Boss’s efforts did not go unnoticed. JoAnne Riley, of the Castleton Community Center, took notice and nominated Boss for the New England Patriots Community MVP Award, which honors “individuals who exemplify leadership, dedication and a commitment to improving their communities through volunteerism, according to the New England Patriots official Web site.

Sixteen New Englanders received the award, but Boss was the only Vermonter. She received not only a beautiful trophy, but also a $2,500 grant that was awarded to the Castleton Community Center and also two tickets to a Patriots game.

Boss could have kept the tickets for herself, but after talking with Castleton

State College Academic Dean Joe Mark, she offered the tickets to him and he decided the tickets should go to two students who devote themselves to volunteering. 

“When I considered that Judy received the tickets because of her extraordinary service contributions, it only seemed fitting that the tickets be given to two students who had distinguished themselves by their service contributions,” Mark said.

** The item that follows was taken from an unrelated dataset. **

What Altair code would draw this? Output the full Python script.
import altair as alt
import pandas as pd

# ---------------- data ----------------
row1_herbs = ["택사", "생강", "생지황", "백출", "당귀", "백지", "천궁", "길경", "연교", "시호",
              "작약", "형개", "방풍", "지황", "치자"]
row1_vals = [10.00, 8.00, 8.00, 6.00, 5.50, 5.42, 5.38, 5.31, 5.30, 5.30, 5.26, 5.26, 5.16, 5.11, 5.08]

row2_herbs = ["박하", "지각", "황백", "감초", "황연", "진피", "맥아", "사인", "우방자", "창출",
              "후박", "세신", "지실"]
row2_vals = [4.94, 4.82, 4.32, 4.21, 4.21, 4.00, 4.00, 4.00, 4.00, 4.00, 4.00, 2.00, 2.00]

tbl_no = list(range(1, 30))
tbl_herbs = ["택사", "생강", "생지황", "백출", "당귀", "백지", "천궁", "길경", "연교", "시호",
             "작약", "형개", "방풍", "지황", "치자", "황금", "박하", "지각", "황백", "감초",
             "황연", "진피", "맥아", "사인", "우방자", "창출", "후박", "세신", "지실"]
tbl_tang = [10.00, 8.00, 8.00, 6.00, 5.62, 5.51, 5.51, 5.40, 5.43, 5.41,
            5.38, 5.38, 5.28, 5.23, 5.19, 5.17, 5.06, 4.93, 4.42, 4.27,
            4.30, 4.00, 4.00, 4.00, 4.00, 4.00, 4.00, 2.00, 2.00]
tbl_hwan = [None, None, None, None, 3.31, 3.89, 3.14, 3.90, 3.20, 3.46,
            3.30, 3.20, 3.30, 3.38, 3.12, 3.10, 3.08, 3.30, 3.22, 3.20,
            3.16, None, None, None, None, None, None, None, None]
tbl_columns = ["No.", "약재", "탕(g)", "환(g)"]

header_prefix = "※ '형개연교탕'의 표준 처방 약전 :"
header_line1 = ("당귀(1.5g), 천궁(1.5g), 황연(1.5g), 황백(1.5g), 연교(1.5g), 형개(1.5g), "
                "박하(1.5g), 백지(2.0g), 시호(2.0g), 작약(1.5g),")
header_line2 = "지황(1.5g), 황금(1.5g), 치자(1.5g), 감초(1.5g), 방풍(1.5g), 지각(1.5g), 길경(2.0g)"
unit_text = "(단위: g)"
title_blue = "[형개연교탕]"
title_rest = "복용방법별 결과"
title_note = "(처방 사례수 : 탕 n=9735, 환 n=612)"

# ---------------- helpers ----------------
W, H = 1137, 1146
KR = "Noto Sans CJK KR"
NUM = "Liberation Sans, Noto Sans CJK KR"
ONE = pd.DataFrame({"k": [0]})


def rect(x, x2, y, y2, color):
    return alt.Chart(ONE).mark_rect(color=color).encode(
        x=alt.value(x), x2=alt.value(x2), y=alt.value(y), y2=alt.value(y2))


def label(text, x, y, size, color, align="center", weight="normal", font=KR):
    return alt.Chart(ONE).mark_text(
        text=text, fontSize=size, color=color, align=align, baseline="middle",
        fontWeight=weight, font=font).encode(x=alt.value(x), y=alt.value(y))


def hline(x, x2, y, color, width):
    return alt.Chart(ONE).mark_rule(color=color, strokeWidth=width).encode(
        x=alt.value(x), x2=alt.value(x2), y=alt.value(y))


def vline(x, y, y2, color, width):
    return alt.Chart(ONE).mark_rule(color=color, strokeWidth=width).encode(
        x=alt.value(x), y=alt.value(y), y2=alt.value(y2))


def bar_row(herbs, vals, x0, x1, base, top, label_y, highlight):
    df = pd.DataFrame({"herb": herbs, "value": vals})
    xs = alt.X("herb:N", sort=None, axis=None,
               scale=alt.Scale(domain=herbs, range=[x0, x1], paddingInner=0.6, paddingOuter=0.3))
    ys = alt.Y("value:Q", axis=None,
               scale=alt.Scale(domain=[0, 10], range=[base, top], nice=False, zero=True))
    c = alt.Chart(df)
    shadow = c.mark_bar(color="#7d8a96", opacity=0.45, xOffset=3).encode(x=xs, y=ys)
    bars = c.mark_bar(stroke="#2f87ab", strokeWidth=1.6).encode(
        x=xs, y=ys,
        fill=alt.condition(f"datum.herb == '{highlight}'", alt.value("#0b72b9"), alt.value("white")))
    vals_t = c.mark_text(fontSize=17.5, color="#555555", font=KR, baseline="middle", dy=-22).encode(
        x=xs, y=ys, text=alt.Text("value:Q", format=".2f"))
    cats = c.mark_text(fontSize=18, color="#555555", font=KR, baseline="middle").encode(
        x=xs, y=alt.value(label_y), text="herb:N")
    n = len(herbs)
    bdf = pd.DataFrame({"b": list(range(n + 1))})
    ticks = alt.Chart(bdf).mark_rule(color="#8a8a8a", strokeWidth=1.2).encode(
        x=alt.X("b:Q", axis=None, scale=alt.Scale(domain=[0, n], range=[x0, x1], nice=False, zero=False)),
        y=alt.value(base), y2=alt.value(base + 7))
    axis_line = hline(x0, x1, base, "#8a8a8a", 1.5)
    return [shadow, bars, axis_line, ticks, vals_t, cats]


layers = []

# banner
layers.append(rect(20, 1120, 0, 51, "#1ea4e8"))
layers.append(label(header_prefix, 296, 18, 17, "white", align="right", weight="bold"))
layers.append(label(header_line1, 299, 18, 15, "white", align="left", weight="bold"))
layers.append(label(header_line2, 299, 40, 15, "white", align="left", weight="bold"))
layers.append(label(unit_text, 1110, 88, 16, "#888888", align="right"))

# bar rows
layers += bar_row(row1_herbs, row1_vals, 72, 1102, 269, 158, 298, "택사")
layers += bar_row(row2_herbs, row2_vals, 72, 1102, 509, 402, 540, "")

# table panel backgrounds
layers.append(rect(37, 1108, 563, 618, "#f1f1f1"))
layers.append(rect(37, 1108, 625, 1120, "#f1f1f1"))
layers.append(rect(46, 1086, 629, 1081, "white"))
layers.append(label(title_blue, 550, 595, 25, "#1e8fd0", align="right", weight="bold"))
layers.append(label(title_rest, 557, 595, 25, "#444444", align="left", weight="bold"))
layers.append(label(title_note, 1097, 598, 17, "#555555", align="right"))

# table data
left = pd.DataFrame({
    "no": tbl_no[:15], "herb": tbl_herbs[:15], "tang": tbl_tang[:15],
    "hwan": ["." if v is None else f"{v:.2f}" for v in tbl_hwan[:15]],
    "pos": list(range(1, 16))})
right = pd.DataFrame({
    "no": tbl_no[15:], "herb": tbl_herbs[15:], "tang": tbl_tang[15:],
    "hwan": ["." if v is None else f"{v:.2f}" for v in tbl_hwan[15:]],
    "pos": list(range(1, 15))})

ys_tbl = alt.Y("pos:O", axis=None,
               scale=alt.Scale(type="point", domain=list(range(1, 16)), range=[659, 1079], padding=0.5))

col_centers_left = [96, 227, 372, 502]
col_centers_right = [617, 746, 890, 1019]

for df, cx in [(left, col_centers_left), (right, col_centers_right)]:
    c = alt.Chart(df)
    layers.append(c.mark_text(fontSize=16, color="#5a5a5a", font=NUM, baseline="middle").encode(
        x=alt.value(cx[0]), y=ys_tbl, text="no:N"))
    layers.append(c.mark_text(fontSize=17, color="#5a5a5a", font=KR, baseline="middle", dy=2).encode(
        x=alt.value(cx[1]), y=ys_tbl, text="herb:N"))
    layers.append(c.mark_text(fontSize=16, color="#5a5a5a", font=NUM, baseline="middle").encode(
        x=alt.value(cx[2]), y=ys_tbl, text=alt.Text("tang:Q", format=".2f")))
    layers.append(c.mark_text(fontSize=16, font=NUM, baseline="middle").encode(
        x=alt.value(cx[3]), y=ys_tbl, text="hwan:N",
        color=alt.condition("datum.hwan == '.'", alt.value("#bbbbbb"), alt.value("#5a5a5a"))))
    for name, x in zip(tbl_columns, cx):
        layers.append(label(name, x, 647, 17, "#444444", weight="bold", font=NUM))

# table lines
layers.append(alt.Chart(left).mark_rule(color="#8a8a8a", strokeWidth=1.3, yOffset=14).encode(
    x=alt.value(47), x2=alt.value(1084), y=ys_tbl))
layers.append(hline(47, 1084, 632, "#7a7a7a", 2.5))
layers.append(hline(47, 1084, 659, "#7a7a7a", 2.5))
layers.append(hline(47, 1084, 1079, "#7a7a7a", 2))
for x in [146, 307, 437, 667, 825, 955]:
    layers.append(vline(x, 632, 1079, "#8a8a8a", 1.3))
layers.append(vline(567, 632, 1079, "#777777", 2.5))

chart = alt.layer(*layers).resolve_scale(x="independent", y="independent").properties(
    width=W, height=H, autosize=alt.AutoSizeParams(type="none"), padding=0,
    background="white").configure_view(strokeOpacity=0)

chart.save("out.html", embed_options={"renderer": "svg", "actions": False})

Boss said she realized she could have kept the tickets, but not only is she partially handicapped, “my husband is a Steelers fan,” she joked. Boss said she would rather see the tickets go to the students.

“I think it’s a further indication of Judy’s generosity that she would want to offer these tickets to me so that two Castleton students, who perhaps wouldn’t normally be able to get to see a Patriot’s game, could have the exciting opportunity,”  Mark said.

With help from service learning leaders Jan Rousse and Crispin White, Mark decided the tickets should go to Meg St. John and Alex Davis for organizing Alternative Spring Break last year.

The privilege to go to the Patriots game was the opportunity of a lifetime for the students.

“I was so excited! It felt like such an honor to represent Judy!” said St. John, who has never met Boss, but is hopeful they will meet one day through volunteering.

The game, which took place on Sept. 25, may have been a 34- 31 loss for the Patriots, but it was still a great experience for the students, who are also close friends.

“I had so much fun. I wore all my Pats gear. I even have Tom Brady earrings” said St. John. “This was my second time seeing them play, but my first at Gillette Stadium.”

When Boss learned that the two students selected were also devoted volunteers, she was beyond pleased. 

“I just feel like I need to pay it forward, or pay it back,” Boss said. “There is just such a true need out there for so many different things. But my husband thinks I’m just a good samaritan.”